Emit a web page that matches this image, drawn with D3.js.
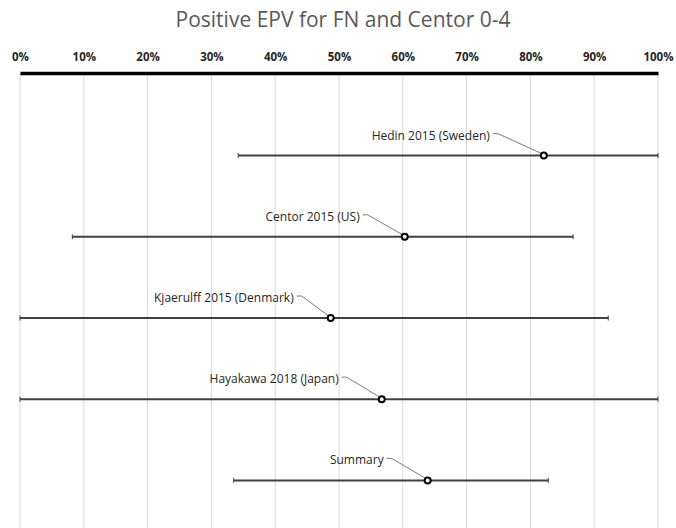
<!DOCTYPE html>
<html><head><meta charset="utf-8">
<script src="https://cdn.jsdelivr.net/npm/d3@7"></script>
<style>html,body{margin:0;padding:0;background:#fff;}</style>
</head><body>
<svg id="c" width="676" height="528"></svg>
<script>
const studies = ["Hedin 2015 (Sweden)", "Centor 2015 (US)", "Kjaerulff 2015 (Denmark)", "Hayakawa 2018 (Japan)", "Summary"];
const estimate = [0.821, 0.603, 0.487, 0.567, 0.639];
const lower = [0.342, 0.082, 0.0, 0.0, 0.335];
const upper = [1.0, 0.867, 0.922, 1.0, 0.828];
const tickValues = [0, 0.1, 0.2, 0.3, 0.4, 0.5, 0.6, 0.7, 0.8, 0.9, 1.0];
// layout: horizontal shift of each data label's right edge from its point
const labelShift = [-54, -45, -37, -43, -44];

const svg = d3.select("#c");
const W = 676, H = 528;
const x = d3.scaleLinear().domain([0, 1]).range([20, 658]);
const y = d3.scaleBand().domain(studies).range([115, 521]);

svg.append("text").attr("x", W/2 + 5).attr("y", 27).attr("text-anchor", "middle")
  .attr("font-family", "Open Sans").attr("font-size", 21).attr("fill", "#595959")
  .text("Positive EPV for FN and Centor 0-4");

// gridlines
svg.append("g").selectAll("line").data(tickValues).join("line")
  .attr("x1", d => x(d)).attr("x2", d => x(d)).attr("y1", 73).attr("y2", H)
  .attr("stroke", "#d9d9d9").attr("stroke-width", 1);

// axis
const ax = svg.append("g").attr("transform", "translate(0,73)")
  .call(d3.axisTop(x).tickValues(tickValues).tickFormat(d3.format(".0%")).tickSize(0).tickPadding(12));
ax.select(".domain").attr("stroke", "#000").attr("stroke-width", 3.5);
ax.selectAll("text").attr("font-family", "Open Sans").attr("font-weight", "bold")
  .attr("font-size", 11.5).attr("fill", "#262626");

const cy = d => y(d) + y.bandwidth()/2;

const g = svg.append("g");
studies.forEach((s, i) => {
  const yy = cy(s);
  g.append("line").attr("x1", x(lower[i])).attr("x2", x(upper[i])).attr("y1", yy).attr("y2", yy)
    .attr("stroke", "#404040").attr("stroke-width", 2);
  [lower[i], upper[i]].forEach(v => {
    g.append("line").attr("x1", x(v)).attr("x2", x(v)).attr("y1", yy-2.5).attr("y2", yy+2.5)
      .attr("stroke", "#404040").attr("stroke-width", 1);
  });
  const px = x(estimate[i]);
  const tx = px + labelShift[i];
  const ty = yy - 20;
  g.append("path")
    .attr("d", `M${tx+3},${ty-2}L${tx+8},${ty-2}L${px-2},${yy-2}`)
    .attr("fill", "none").attr("stroke", "#595959").attr("stroke-width", 0.8);
  g.append("text").attr("x", tx).attr("y", ty + 4).attr("text-anchor", "end")
    .attr("font-family", "Open Sans").attr("font-size", 12).attr("fill", "#262626").text(s);
  g.append("circle").attr("cx", px).attr("cy", yy).attr("r", 3)
    .attr("fill", "#fff").attr("stroke", "#000").attr("stroke-width", 2);
});
</script>
</body></html>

**THE REQUEST**
Return the material line for line, from its beginning to the line that contains "const cy = d => y(d) + y.bandwidth()/2;", with the pictures left out.

**THE ANSWER**
Emit a web page that matches this image, drawn with D3.js.
<!DOCTYPE html>
<html><head><meta charset="utf-8">
<script src="https://cdn.jsdelivr.net/npm/d3@7"></script>
<style>html,body{margin:0;padding:0;background:#fff;}</style>
</head><body>
<svg id="c" width="676" height="528"></svg>
<script>
const studies = ["Hedin 2015 (Sweden)", "Centor 2015 (US)", "Kjaerulff 2015 (Denmark)", "Hayakawa 2018 (Japan)", "Summary"];
const estimate = [0.821, 0.603, 0.487, 0.567, 0.639];
const lower = [0.342, 0.082, 0.0, 0.0, 0.335];
const upper = [1.0, 0.867, 0.922, 1.0, 0.828];
const tickValues = [0, 0.1, 0.2, 0.3, 0.4, 0.5, 0.6, 0.7, 0.8, 0.9, 1.0];
// layout: horizontal shift of each data label's right edge from its point
const labelShift = [-54, -45, -37, -43, -44];

const svg = d3.select("#c");
const W = 676, H = 528;
const x = d3.scaleLinear().domain([0, 1]).range([20, 658]);
const y = d3.scaleBand().domain(studies).range([115, 521]);

svg.append("text").attr("x", W/2 + 5).attr("y", 27).attr("text-anchor", "middle")
  .attr("font-family", "Open Sans").attr("font-size", 21).attr("fill", "#595959")
  .text("Positive EPV for FN and Centor 0-4");

// gridlines
svg.append("g").selectAll("line").data(tickValues).join("line")
  .attr("x1", d => x(d)).attr("x2", d => x(d)).attr("y1", 73).attr("y2", H)
  .attr("stroke", "#d9d9d9").attr("stroke-width", 1);

// axis
const ax = svg.append("g").attr("transform", "translate(0,73)")
  .call(d3.axisTop(x).tickValues(tickValues).tickFormat(d3.format(".0%")).tickSize(0).tickPadding(12));
ax.select(".domain").attr("stroke", "#000").attr("stroke-width", 3.5);
ax.selectAll("text").attr("font-family", "Open Sans").attr("font-weight", "bold")
  .attr("font-size", 11.5).attr("fill", "#262626");

const cy = d => y(d) + y.bandwidth()/2;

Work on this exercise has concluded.